Goal of the exercise: Restate the opening lines of the material below word for word, stopping after the line that contains "const earningsData = earningsDates.map((d, i)".
=====
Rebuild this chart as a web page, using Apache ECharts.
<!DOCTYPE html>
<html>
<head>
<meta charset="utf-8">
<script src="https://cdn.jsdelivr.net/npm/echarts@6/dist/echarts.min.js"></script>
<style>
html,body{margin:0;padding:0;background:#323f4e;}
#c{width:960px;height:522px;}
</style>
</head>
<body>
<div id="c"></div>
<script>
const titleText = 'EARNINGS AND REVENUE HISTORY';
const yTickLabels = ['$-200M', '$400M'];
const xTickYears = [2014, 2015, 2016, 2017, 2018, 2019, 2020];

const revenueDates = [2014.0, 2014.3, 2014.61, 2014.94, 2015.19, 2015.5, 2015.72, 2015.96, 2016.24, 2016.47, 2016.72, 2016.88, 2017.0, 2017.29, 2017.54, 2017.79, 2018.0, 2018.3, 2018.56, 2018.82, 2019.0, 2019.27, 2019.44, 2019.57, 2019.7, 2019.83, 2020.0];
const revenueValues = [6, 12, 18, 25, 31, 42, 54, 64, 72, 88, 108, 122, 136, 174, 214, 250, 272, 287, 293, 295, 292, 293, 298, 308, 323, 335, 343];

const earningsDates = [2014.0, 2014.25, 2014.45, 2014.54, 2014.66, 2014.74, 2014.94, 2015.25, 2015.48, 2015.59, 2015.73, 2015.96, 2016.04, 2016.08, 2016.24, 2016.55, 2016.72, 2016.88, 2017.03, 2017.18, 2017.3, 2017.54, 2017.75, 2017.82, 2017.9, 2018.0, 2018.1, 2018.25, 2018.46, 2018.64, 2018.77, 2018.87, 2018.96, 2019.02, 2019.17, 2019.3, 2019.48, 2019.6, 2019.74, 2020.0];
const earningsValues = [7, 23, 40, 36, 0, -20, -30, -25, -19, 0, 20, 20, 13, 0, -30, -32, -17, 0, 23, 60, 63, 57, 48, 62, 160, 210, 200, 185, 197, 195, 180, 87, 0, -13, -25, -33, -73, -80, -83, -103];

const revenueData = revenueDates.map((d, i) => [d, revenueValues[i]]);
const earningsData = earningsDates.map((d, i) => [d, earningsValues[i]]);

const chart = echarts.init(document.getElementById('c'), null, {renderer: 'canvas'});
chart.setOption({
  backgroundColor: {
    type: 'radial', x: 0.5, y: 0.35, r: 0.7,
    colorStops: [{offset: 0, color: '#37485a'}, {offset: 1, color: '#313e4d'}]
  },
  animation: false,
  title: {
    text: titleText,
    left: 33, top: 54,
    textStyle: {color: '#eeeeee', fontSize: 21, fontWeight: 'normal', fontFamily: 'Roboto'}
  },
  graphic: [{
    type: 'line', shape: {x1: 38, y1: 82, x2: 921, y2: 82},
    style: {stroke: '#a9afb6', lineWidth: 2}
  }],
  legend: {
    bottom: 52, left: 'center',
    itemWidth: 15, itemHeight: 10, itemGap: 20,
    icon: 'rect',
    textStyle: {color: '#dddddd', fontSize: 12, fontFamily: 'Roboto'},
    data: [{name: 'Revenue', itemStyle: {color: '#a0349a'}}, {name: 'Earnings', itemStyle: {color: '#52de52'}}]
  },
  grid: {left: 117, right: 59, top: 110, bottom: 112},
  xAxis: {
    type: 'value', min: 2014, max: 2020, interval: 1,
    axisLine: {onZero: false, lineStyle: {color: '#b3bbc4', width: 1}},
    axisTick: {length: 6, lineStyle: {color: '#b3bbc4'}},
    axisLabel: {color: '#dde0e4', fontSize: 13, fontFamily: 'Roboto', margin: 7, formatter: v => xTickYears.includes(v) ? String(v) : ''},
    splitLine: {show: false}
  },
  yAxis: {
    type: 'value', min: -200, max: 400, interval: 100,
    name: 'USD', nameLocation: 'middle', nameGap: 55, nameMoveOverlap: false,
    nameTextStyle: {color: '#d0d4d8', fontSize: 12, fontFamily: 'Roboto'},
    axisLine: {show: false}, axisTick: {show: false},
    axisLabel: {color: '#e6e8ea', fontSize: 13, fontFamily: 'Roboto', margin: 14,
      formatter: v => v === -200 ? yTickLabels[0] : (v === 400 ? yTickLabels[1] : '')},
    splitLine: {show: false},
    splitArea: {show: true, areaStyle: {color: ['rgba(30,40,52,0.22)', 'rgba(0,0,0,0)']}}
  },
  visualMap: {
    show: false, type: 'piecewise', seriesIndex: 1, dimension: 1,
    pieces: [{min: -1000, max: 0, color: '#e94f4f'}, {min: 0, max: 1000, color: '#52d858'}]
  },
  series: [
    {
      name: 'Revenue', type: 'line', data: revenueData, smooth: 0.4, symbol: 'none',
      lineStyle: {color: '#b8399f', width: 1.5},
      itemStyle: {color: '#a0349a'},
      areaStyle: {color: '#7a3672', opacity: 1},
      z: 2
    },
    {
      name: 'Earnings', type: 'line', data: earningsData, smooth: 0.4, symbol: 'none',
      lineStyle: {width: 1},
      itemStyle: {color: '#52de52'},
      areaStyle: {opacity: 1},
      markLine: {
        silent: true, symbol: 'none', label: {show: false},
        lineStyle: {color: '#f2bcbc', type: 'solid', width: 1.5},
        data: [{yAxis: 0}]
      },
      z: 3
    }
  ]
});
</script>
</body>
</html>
=====
Expected output:
Rebuild this chart as a web page, using Apache ECharts.
<!DOCTYPE html>
<html>
<head>
<meta charset="utf-8">
<script src="https://cdn.jsdelivr.net/npm/echarts@6/dist/echarts.min.js"></script>
<style>
html,body{margin:0;padding:0;background:#323f4e;}
#c{width:960px;height:522px;}
</style>
</head>
<body>
<div id="c"></div>
<script>
const titleText = 'EARNINGS AND REVENUE HISTORY';
const yTickLabels = ['$-200M', '$400M'];
const xTickYears = [2014, 2015, 2016, 2017, 2018, 2019, 2020];

const revenueDates = [2014.0, 2014.3, 2014.61, 2014.94, 2015.19, 2015.5, 2015.72, 2015.96, 2016.24, 2016.47, 2016.72, 2016.88, 2017.0, 2017.29, 2017.54, 2017.79, 2018.0, 2018.3, 2018.56, 2018.82, 2019.0, 2019.27, 2019.44, 2019.57, 2019.7, 2019.83, 2020.0];
const revenueValues = [6, 12, 18, 25, 31, 42, 54, 64, 72, 88, 108, 122, 136, 174, 214, 250, 272, 287, 293, 295, 292, 293, 298, 308, 323, 335, 343];

const earningsDates = [2014.0, 2014.25, 2014.45, 2014.54, 2014.66, 2014.74, 2014.94, 2015.25, 2015.48, 2015.59, 2015.73, 2015.96, 2016.04, 2016.08, 2016.24, 2016.55, 2016.72, 2016.88, 2017.03, 2017.18, 2017.3, 2017.54, 2017.75, 2017.82, 2017.9, 2018.0, 2018.1, 2018.25, 2018.46, 2018.64, 2018.77, 2018.87, 2018.96, 2019.02, 2019.17, 2019.3, 2019.48, 2019.6, 2019.74, 2020.0];
const earningsValues = [7, 23, 40, 36, 0, -20, -30, -25, -19, 0, 20, 20, 13, 0, -30, -32, -17, 0, 23, 60, 63, 57, 48, 62, 160, 210, 200, 185, 197, 195, 180, 87, 0, -13, -25, -33, -73, -80, -83, -103];

const revenueData = revenueDates.map((d, i) => [d, revenueValues[i]]);
const earningsData = earningsDates.map((d, i) => [d, earningsValues[i]]);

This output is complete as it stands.